По Апокалипсису же, власть антихриста должна продлиться ни более ни менее, как два с половиною года. Стало быть, в 1669 году кончина мира неминуемо должна последовать. И вот по Поволжью, где особенно силен был раскол, а также в лесах и пустынях отдаленного севера, собираются люди толпами, постятся, молятся, приносят друг другу покаяние в грехах, приобщаются старинными дарами и, простившись с земным миром, ожидают в страхе и трепете трубы архангела. Одни надевают черные рясы монашества, другие отказываются от пищи и добровольно умирают голодною смертью — «запощеваются». Исстари было и до сих пор повсеместно сохранилось в русском народе суеверное убеждение, будто кончина мира последует не иначе, как ночью, в самую полночь, или с субботы на воскресенье перед масленицей, — в это воскресенье, в старину, в Москве, в Успенском соборе, совершался даже особый обряд страшного суда, — или в ночь на Троицын день. Эти ночи в 1669 году старообрядцы нижегородские, а вероятно, и других мест, без сна проводили в лесах и оврагах. Надев чистые рубахи и саваны, ложились они в заранее приготовленные долбленые гробы и, лежа в них, пели заунывным, протяжным, за душу хватающим напевом:

Древян гроб сосновый, Ради мене строен. В нем буду лежати, Трубна гласа ждати. Ангелы вострубят, Из гробов возбудят. Я, хотя и грешен, Пойду к богу на суд. К судье две дороги, Широкие, долги; Одна-то дорога — Во царство небесно, Другая дорога — Во тьму кромешну.[17]

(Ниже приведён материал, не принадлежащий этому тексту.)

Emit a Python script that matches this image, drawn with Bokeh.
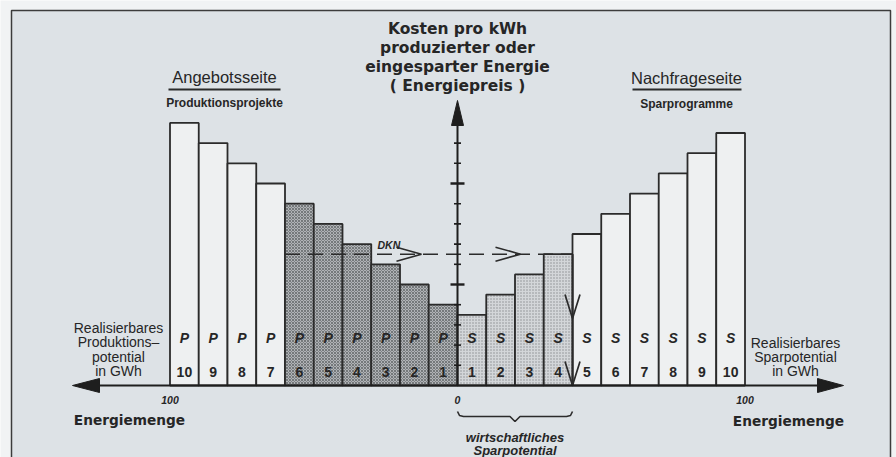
from bokeh.plotting import figure
from bokeh.models import Range1d, ColumnDataSource
from bokeh.core.properties import value
from bokeh.embed import file_html
from bokeh.resources import INLINE

# ---------------- data ----------------
p_numbers = [10, 9, 8, 7, 6, 5, 4, 3, 2, 1]
p_costs = [13, 12, 11, 10, 9, 8, 7, 6, 5, 4]
p_shaded = [0, 0, 0, 0, 1, 1, 1, 1, 1, 1]
s_numbers = [1, 2, 3, 4, 5, 6, 7, 8, 9, 10]
s_costs = [3.5, 4.5, 5.5, 6.5, 7.5, 8.5, 9.5, 10.5, 11.5, 12.5]
s_shaded = [1, 1, 1, 1, 0, 0, 0, 0, 0, 0]
dkn_cost = 6.5
cost_ticks = [1, 2, 3, 4, 5, 6, 7, 8, 9, 10, 11, 12]
major_ticks = [5, 10]
qty_positions = [-10, 0, 10]
qty_labels = ["100", "0", "100"]
title_lines = ["Kosten pro kWh", "produzierter oder", "eingesparter Energie", "( Energiepreis )"]
left_lines = ["Realisierbares", "Produktions\u2013", "potential", "in GWh"]
right_lines = ["Realisierbares", "Sparpotential", "in GWh"]

# ---------------- layout helpers (page pixel -> data) ----------------
OFF = 0
W, H = 896, 457
UX, X0 = 28.75, 457.0
UY, Y0 = 20.2, 385.0
def dx(px): return (px - X0) / UX
def dy(py): return (Y0 - py) / UY
def sx(n): return n / UX
def sy(n): return n / UY

OUT = "#f1f3f4"
BG = "#dde2e6"
INK = "#262626"
FONT = value("Liberation Sans")
BFONT = value("DejaVu Sans")

p = figure(width=W, height=H, x_range=Range1d(dx(OFF), dx(OFF + W)),
           y_range=Range1d(dy(OFF + H), dy(OFF)), output_backend="svg",
           toolbar_location=None, min_border=0,
           x_axis_location=None, y_axis_location=None)
p.grid.visible = False
p.outline_line_color = None
p.background_fill_color = OUT
p.border_fill_color = OUT

# frame
p.quad(left=dx(11), right=dx(890), top=dy(10), bottom=dy(480),
       fill_color=BG, line_color="#3c3c3c", line_width=1.5)

# ---------------- bars ----------------
def bar_source(numbers, costs, shaded, side, want):
    L, R, T = [], [], []
    for n, c, s in zip(numbers, costs, shaded):
        if s != want:
            continue
        if side == "P":
            L.append(-n); R.append(-(n - 1))
        else:
            L.append(n - 1); R.append(n)
        T.append(c)
    return ColumnDataSource(dict(left=L, right=R, top=T, bottom=[0] * len(T)))

bar_line = dict(line_color="#2b2b2b", line_width=1.8)
for side, nums, costs, sh in (("P", p_numbers, p_costs, p_shaded),
                              ("S", s_numbers, s_costs, s_shaded)):
    p.quad(source=bar_source(nums, costs, sh, side, 0), left="left", right="right",
           top="top", bottom="bottom", fill_color="#eef0f1", **bar_line)
p.quad(source=bar_source(p_numbers, p_costs, p_shaded, "P", 1), left="left", right="right",
       top="top", bottom="bottom", fill_color="#b0b3b6",
       hatch_pattern="diagonal_cross", hatch_scale=3, hatch_color="#66696c",
       hatch_weight=0.8, **bar_line)
p.quad(source=bar_source(s_numbers, s_costs, s_shaded, "S", 1), left="left", right="right",
       top="top", bottom="bottom", fill_color="#d3d6d9",
       hatch_pattern="dot", hatch_scale=3, hatch_color="#8a8d90",
       hatch_weight=0.8, **bar_line)

# bar labels
lab_x = [-(n - 0.5) for n in p_numbers] + [n - 0.5 for n in s_numbers]
lab_l = ["P"] * len(p_numbers) + ["S"] * len(s_numbers)
lab_n = [str(n) for n in p_numbers] + [str(n) for n in s_numbers]
p.text(x=lab_x, y=[dy(337)] * len(lab_x), text=lab_l, text_font=FONT,
       text_font_style="bold italic", text_font_size="14px", text_color=INK,
       text_align="center", text_baseline="middle")
p.text(x=lab_x, y=[dy(371)] * len(lab_x), text=lab_n, text_font=FONT,
       text_font_style="bold", text_font_size="14px", text_color=INK,
       text_align="center", text_baseline="middle")

# ---------------- DKN line ----------------
first_p = -max(n for n, s in zip(p_numbers, p_shaded) if s)
last_s = max(n for n, s in zip(s_numbers, s_shaded) if s)
p.line(x=[first_p, last_s], y=[dkn_cost, dkn_cost], line_color="#2b2b2b",
       line_width=1.6, line_dash="15 8")
for tipx in (dx(421), dx(520)):
    p.line(x=[tipx - sx(25), tipx, tipx - sx(25)],
           y=[dkn_cost + sy(7), dkn_cost, dkn_cost - sy(7)],
           line_color="#2b2b2b", line_width=1.6)
p.text(x=[dx(377)], y=[dkn_cost + sy(9)], text=["DKN"], text_font=FONT,
       text_font_style="bold italic", text_font_size="10.5px", text_color=INK,
       text_align="left", text_baseline="middle")
# vertical drop at economic limit
p.line(x=[last_s, last_s], y=[dkn_cost, 0], line_color="#2b2b2b", line_width=1.8)
for tipy in (dy(318), 0):
    p.line(x=[last_s - sx(7.5), last_s, last_s + sx(7.5)],
           y=[tipy + sy(24), tipy, tipy + sy(24)],
           line_color="#2b2b2b", line_width=1.7)

# ---------------- axes ----------------
top_axis = dy(125)
p.line(x=[0, 0], y=[0, top_axis], line_color="#1e1e1e", line_width=2)
p.patch(x=[-sx(6), sx(6), 0], y=[top_axis, top_axis, dy(100)], fill_color="#1e1e1e",
        line_color="#1e1e1e")
half = [sx(7) if t in major_ticks else sx(3.5) for t in cost_ticks]
p.segment(x0=[-h for h in half], x1=half, y0=cost_ticks, y1=cost_ticks,
          line_color="#1e1e1e", line_width=[2.4 if t in major_ticks else 1.6 for t in cost_ticks])

p.line(x=[dx(99), dx(817)], y=[0, 0], line_color="#1e1e1e", line_width=2)
p.patch(x=[dx(99), dx(99), dx(72)], y=[sy(7), -sy(7), 0], fill_color="#1e1e1e",
        line_color="#1e1e1e")
p.patch(x=[dx(817), dx(817), dx(843)], y=[sy(7), -sy(7), 0], fill_color="#1e1e1e",
        line_color="#1e1e1e")
p.text(x=qty_positions, y=[dy(399)] * 3, text=qty_labels, text_font=FONT,
       text_font_style="bold italic", text_font_size="10.5px", text_color=INK,
       text_align="center", text_baseline="middle")

# ---------------- texts ----------------
def txt(x, y, s, size, style="normal", align="center", baseline="middle", font=FONT):
    p.text(x=[x], y=[y], text=[s], text_font=font, text_font_style=style,
           text_font_size=size, text_color=INK, text_align=align, text_baseline=baseline)

for i, s in enumerate(title_lines):
    txt(0, dy(28 + 19.3 * i), s, "15.5px", "bold", font=BFONT)

txt(dx(224), dy(76), "Angebotsseite", "16.5px")
p.line(x=[dx(168), dx(280)], y=[dy(89), dy(89)], line_color="#2b2b2b", line_width=2)
txt(dx(224), dy(102), "Produktionsprojekte", "12px", "bold")
txt(dx(686), dy(77), "Nachfrageseite", "16.5px")
p.line(x=[dx(632), dx(741)], y=[dy(89), dy(89)], line_color="#2b2b2b", line_width=2)
txt(dx(686), dy(103), "Sparprogramme", "12px", "bold")

for i, s in enumerate(left_lines):
    txt(dx(118), dy(327 + 14.5 * i), s, "14px")
for i, s in enumerate(right_lines):
    txt(dx(795), dy(342 + 14.3 * i), s, "14px")

txt(dx(129), dy(419), "Energiemenge", "13.7px", "bold", font=BFONT)
txt(dx(788), dy(420), "Energiemenge", "13.7px", "bold", font=BFONT)

# brace under economic saving potential
bl, br = 0, last_s
mid = (bl + br) / 2
p.line(x=[bl, bl + sx(2), bl + sx(6), mid - sx(5), mid, mid + sx(5), br - sx(6), br - sx(2), br],
       y=[dy(411), dy(415), dy(416), dy(416), dy(421), dy(416), dy(416), dy(415), dy(411)],
       line_color="#2b2b2b", line_width=1.6)
txt(mid, dy(437), "wirtschaftliches", "13px", "bold italic")
txt(mid, dy(450), "Sparpotential", "13px", "bold italic")

open("out.html", "w").write(file_html(p, INLINE))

Другие по чину церковному сами себя отпевали, ежеминутно ожидая, что вот-вот земля потрясется, камни распадутся, солнце и луна померкнут, звезды, как дождь, посыплются на землю, и протекут реки огненные, и пожрут те реки всю тварь земнородную. Не только излишним, но даже богоборным делом считали заботы о земном. Еще с осени 1668 года забросили поля, не пахали, не засевали, а в 1669 забросили и дома. Голодная скотина, брошенная на произвол судьбы, бродила без пастухов и жалобным мычанием вторила заунывному пению лежавших в гробах хозяев. Ясачная мордва и бортники, а вместе с ними и русские люди, не подвергшиеся влиянию нравственной эпидемии, забирали беспризорный скот и расхищали дочиста покинутые деревни.[18]

Миновали страшные ночи, миновал и весь роковой год, а мир стоит по-прежнему.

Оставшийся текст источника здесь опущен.